__Data segment__.

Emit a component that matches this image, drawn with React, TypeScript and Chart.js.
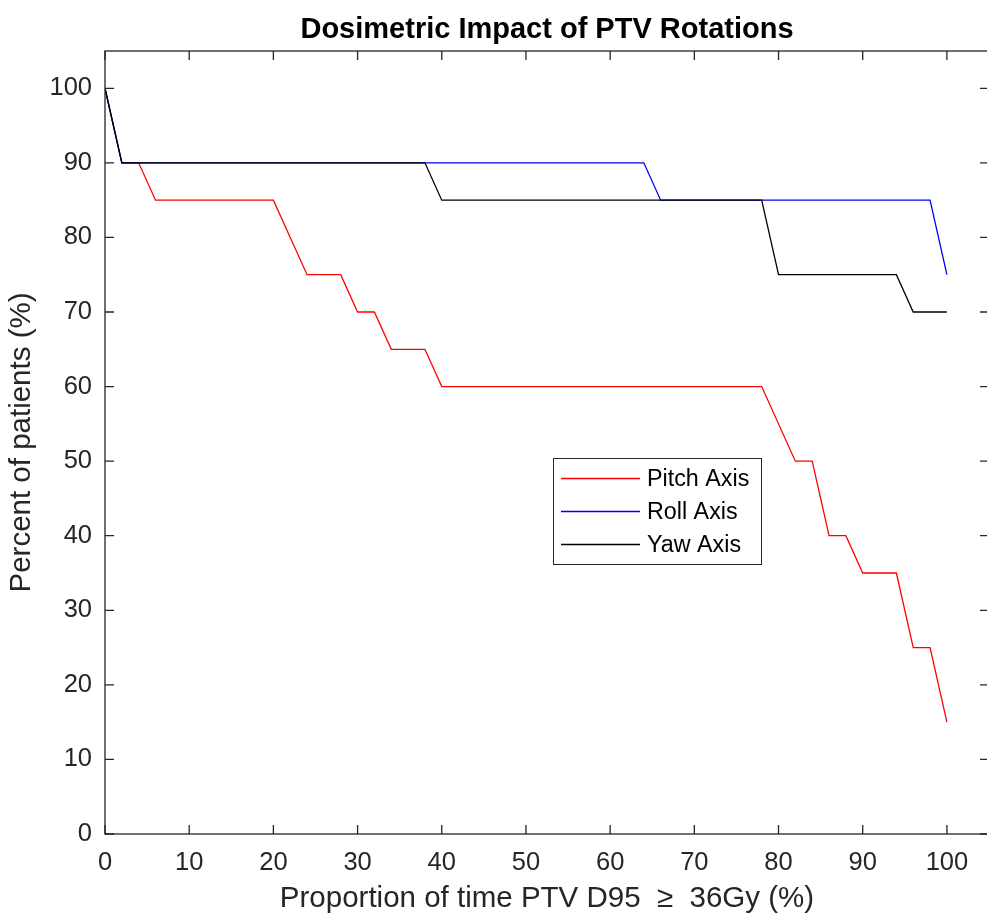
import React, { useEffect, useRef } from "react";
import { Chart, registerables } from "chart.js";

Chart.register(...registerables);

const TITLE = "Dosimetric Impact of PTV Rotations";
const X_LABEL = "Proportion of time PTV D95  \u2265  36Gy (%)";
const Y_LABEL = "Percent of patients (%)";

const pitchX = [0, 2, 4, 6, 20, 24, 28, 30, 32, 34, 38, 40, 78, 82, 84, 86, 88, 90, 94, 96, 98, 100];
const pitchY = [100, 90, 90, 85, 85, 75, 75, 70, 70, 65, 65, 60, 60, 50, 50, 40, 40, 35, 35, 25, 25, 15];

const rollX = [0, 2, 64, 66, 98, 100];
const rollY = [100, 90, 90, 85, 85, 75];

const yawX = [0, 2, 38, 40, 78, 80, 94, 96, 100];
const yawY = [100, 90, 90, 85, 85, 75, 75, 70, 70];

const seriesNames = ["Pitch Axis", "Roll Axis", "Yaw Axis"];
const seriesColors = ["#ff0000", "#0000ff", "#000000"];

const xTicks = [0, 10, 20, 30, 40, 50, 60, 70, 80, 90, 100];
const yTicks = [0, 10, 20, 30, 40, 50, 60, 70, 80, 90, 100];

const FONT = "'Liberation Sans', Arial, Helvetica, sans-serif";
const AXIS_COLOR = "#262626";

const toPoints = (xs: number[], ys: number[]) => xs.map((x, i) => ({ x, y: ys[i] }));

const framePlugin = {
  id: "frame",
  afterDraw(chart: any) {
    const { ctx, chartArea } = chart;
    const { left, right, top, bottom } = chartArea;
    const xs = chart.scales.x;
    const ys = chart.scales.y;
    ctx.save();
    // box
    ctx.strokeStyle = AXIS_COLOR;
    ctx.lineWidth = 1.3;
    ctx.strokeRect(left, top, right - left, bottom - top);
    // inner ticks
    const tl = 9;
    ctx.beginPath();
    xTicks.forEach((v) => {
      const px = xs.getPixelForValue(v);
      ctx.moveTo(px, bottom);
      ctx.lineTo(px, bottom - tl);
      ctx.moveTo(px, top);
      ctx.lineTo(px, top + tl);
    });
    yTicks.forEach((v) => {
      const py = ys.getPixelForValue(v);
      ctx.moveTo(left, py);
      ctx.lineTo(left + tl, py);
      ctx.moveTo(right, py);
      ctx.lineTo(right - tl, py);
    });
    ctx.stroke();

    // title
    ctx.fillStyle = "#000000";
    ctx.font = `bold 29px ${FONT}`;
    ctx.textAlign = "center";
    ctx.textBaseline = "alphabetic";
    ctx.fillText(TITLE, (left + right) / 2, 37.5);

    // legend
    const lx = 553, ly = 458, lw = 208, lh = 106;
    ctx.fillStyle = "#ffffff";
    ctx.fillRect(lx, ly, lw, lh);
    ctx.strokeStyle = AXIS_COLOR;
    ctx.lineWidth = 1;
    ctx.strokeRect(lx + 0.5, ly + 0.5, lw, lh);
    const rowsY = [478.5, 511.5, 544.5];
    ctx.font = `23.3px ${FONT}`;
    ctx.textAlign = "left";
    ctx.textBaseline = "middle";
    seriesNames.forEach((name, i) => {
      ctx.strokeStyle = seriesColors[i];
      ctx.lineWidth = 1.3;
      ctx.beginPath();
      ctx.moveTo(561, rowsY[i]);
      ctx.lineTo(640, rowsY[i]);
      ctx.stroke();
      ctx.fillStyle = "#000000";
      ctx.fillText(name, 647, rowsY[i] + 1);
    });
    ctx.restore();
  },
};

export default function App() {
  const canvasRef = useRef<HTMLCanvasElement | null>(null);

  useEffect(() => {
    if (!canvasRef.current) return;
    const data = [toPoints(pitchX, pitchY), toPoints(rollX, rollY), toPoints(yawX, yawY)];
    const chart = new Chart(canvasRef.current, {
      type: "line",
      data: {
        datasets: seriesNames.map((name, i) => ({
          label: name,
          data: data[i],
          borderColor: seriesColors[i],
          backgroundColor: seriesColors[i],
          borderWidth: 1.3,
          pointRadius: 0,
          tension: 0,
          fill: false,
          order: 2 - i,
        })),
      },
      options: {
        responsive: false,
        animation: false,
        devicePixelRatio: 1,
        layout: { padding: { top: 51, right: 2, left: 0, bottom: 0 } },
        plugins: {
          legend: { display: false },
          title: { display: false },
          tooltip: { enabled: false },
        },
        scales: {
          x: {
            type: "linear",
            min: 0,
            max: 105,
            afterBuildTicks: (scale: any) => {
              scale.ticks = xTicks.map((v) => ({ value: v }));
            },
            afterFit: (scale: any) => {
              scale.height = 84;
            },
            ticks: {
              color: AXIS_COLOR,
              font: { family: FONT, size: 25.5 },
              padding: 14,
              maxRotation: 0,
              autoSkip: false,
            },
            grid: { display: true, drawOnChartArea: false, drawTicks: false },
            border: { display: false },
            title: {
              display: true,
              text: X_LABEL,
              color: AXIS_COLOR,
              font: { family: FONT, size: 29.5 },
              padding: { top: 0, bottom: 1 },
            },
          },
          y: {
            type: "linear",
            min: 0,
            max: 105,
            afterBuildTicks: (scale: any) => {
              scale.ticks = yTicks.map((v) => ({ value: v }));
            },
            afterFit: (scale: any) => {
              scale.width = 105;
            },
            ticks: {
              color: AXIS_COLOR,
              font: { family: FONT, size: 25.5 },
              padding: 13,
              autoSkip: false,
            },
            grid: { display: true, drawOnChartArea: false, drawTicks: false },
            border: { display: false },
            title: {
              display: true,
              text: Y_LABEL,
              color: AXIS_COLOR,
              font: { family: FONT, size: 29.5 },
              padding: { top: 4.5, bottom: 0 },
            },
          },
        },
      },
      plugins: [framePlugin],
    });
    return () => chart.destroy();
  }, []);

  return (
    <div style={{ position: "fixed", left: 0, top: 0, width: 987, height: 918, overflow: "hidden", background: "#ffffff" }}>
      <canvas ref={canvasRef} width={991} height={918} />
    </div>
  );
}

__Task brief__.
Pictures stay out. Repeat only the lines from the beginning of the data through the line that has "const toPoints = (xs: number[], ys: number[])".

__Final result__.
Emit a component that matches this image, drawn with React, TypeScript and Chart.js.
import React, { useEffect, useRef } from "react";
import { Chart, registerables } from "chart.js";

Chart.register(...registerables);

const TITLE = "Dosimetric Impact of PTV Rotations";
const X_LABEL = "Proportion of time PTV D95  \u2265  36Gy (%)";
const Y_LABEL = "Percent of patients (%)";

const pitchX = [0, 2, 4, 6, 20, 24, 28, 30, 32, 34, 38, 40, 78, 82, 84, 86, 88, 90, 94, 96, 98, 100];
const pitchY = [100, 90, 90, 85, 85, 75, 75, 70, 70, 65, 65, 60, 60, 50, 50, 40, 40, 35, 35, 25, 25, 15];

const rollX = [0, 2, 64, 66, 98, 100];
const rollY = [100, 90, 90, 85, 85, 75];

const yawX = [0, 2, 38, 40, 78, 80, 94, 96, 100];
const yawY = [100, 90, 90, 85, 85, 75, 75, 70, 70];

const seriesNames = ["Pitch Axis", "Roll Axis", "Yaw Axis"];
const seriesColors = ["#ff0000", "#0000ff", "#000000"];

const xTicks = [0, 10, 20, 30, 40, 50, 60, 70, 80, 90, 100];
const yTicks = [0, 10, 20, 30, 40, 50, 60, 70, 80, 90, 100];

const FONT = "'Liberation Sans', Arial, Helvetica, sans-serif";
const AXIS_COLOR = "#262626";

const toPoints = (xs: number[], ys: number[]) => xs.map((x, i) => ({ x, y: ys[i] }));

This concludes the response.